» **Set exercise**
Can you output the material exactly as written, minus any pictures it holds?

» **Data block**
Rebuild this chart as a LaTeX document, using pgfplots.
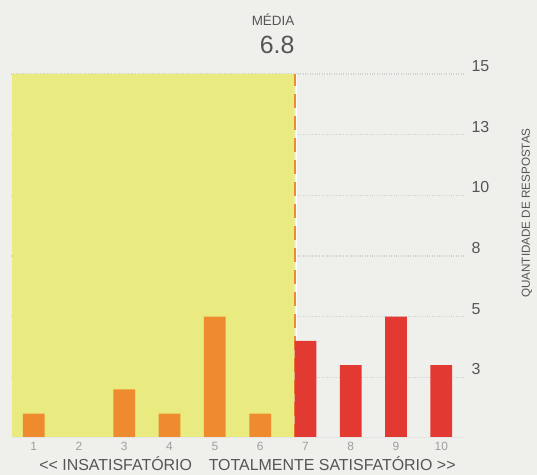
\documentclass[border=0pt]{standalone}
\usepackage{pgfplots}
\pgfplotsset{compat=1.18}
\usepackage{fontspec}
\setmainfont{Liberation Sans}
\definecolor{bgc}{HTML}{EFEFEC}
\definecolor{yel}{HTML}{E9EB80}
\definecolor{org}{HTML}{EE8B2F}
\definecolor{rd}{HTML}{E23A33}
\definecolor{txt}{HTML}{555555}
\definecolor{grd}{HTML}{D0D0CE}
\begin{document}
\begin{tikzpicture}
\useasboundingbox (0,0) rectangle (537bp,475bp);
\fill[bgc] (0,0) rectangle (537bp,475bp);
\begin{axis}[
  at={(11bp,37bp)}, anchor=south west,
  scale only axis, width=453bp, height=364bp,
  xmin=0.5, xmax=10.5, ymin=0, ymax=15,
  clip=false,
  axis line style={draw=none},
  tick style={draw=none},
  xtick={1,...,10},
  xticklabel style={font=\fontsize{12}{12}\selectfont, text=gray!75, yshift=-0.5bp},
  ytick={2.5,5,7.5,10,12.5,15},
  yticklabels={3,5,8,10,13,15},
  yticklabel pos=right,
  yticklabel style={font=\fontsize{16}{16}\selectfont, text=txt, yshift=8bp, xshift=4bp},
  ymajorgrids,
  grid style={grd, dotted, line width=1.2bp},
  /pgf/number format/assume math mode=true,
]
\addplot[fill=yel, draw=none] coordinates {(0.525,0) (0.525,15) (6.76,15) (6.76,0)} \closedcycle;
\addplot[draw=white, line width=1.5bp] coordinates {(6.80,0) (6.80,15)};
\addplot[draw=org, line width=2.4bp, dash pattern=on 14bp off 8bp] coordinates {(6.77,0) (6.77,15)};
\addplot[ybar, bar width=0.48, bar shift=0pt, fill=org, draw=none] coordinates {(1,1) (2,0) (3,2) (4,1) (5,5) (6,1)};
\addplot[ybar, bar width=0.48, bar shift=0pt, fill=rd, draw=none] coordinates {(7,4) (8,3) (9,5) (10,3)};
\addplot[draw=gray!20, line width=1bp] coordinates {(0.525,0) (10.5,0)};
\node[anchor=base east, text=txt, inner sep=0pt, font=\fontsize{13.5}{13.5}\selectfont] at (axis cs:6.76,16.98) {MÉDIA};
\node[anchor=base east, text=txt, inner sep=0pt, font=\fontsize{25}{25}\selectfont] at (axis cs:6.76,15.86) {6.8};
\node[anchor=base, text=txt, inner sep=0pt, font=\fontsize{16}{16}\selectfont] at (axis cs:5.72,-1.32) {<{}< INSATISFATÓRIO\hspace{1.05em}TOTALMENTE SATISFATÓRIO >{}>};
\node[rotate=90, text=txt, inner sep=0pt, font=\fontsize{11.7}{11.7}\selectfont] at (axis cs:11.89,9.27) {QUANTIDADE DE RESPOSTAS};
\end{axis}
\end{tikzpicture}
\end{document}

» **Exercise response**
Rebuild this chart as a LaTeX document, using pgfplots.
\documentclass[border=0pt]{standalone}
\usepackage{pgfplots}
\pgfplotsset{compat=1.18}
\usepackage{fontspec}
\setmainfont{Liberation Sans}
\definecolor{bgc}{HTML}{EFEFEC}
\definecolor{yel}{HTML}{E9EB80}
\definecolor{org}{HTML}{EE8B2F}
\definecolor{rd}{HTML}{E23A33}
\definecolor{txt}{HTML}{555555}
\definecolor{grd}{HTML}{D0D0CE}
\begin{document}
\begin{tikzpicture}
\useasboundingbox (0,0) rectangle (537bp,475bp);
\fill[bgc] (0,0) rectangle (537bp,475bp);
\begin{axis}[
  at={(11bp,37bp)}, anchor=south west,
  scale only axis, width=453bp, height=364bp,
  xmin=0.5, xmax=10.5, ymin=0, ymax=15,
  clip=false,
  axis line style={draw=none},
  tick style={draw=none},
  xtick={1,...,10},
  xticklabel style={font=\fontsize{12}{12}\selectfont, text=gray!75, yshift=-0.5bp},
  ytick={2.5,5,7.5,10,12.5,15},
  yticklabels={3,5,8,10,13,15},
  yticklabel pos=right,
  yticklabel style={font=\fontsize{16}{16}\selectfont, text=txt, yshift=8bp, xshift=4bp},
  ymajorgrids,
  grid style={grd, dotted, line width=1.2bp},
  /pgf/number format/assume math mode=true,
]
\addplot[fill=yel, draw=none] coordinates {(0.525,0) (0.525,15) (6.76,15) (6.76,0)} \closedcycle;
\addplot[draw=white, line width=1.5bp] coordinates {(6.80,0) (6.80,15)};
\addplot[draw=org, line width=2.4bp, dash pattern=on 14bp off 8bp] coordinates {(6.77,0) (6.77,15)};
\addplot[ybar, bar width=0.48, bar shift=0pt, fill=org, draw=none] coordinates {(1,1) (2,0) (3,2) (4,1) (5,5) (6,1)};
\addplot[ybar, bar width=0.48, bar shift=0pt, fill=rd, draw=none] coordinates {(7,4) (8,3) (9,5) (10,3)};
\addplot[draw=gray!20, line width=1bp] coordinates {(0.525,0) (10.5,0)};
\node[anchor=base east, text=txt, inner sep=0pt, font=\fontsize{13.5}{13.5}\selectfont] at (axis cs:6.76,16.98) {MÉDIA};
\node[anchor=base east, text=txt, inner sep=0pt, font=\fontsize{25}{25}\selectfont] at (axis cs:6.76,15.86) {6.8};
\node[anchor=base, text=txt, inner sep=0pt, font=\fontsize{16}{16}\selectfont] at (axis cs:5.72,-1.32) {<{}< INSATISFATÓRIO\hspace{1.05em}TOTALMENTE SATISFATÓRIO >{}>};
\node[rotate=90, text=txt, inner sep=0pt, font=\fontsize{11.7}{11.7}\selectfont] at (axis cs:11.89,9.27) {QUANTIDADE DE RESPOSTAS};
\end{axis}
\end{tikzpicture}
\end{document}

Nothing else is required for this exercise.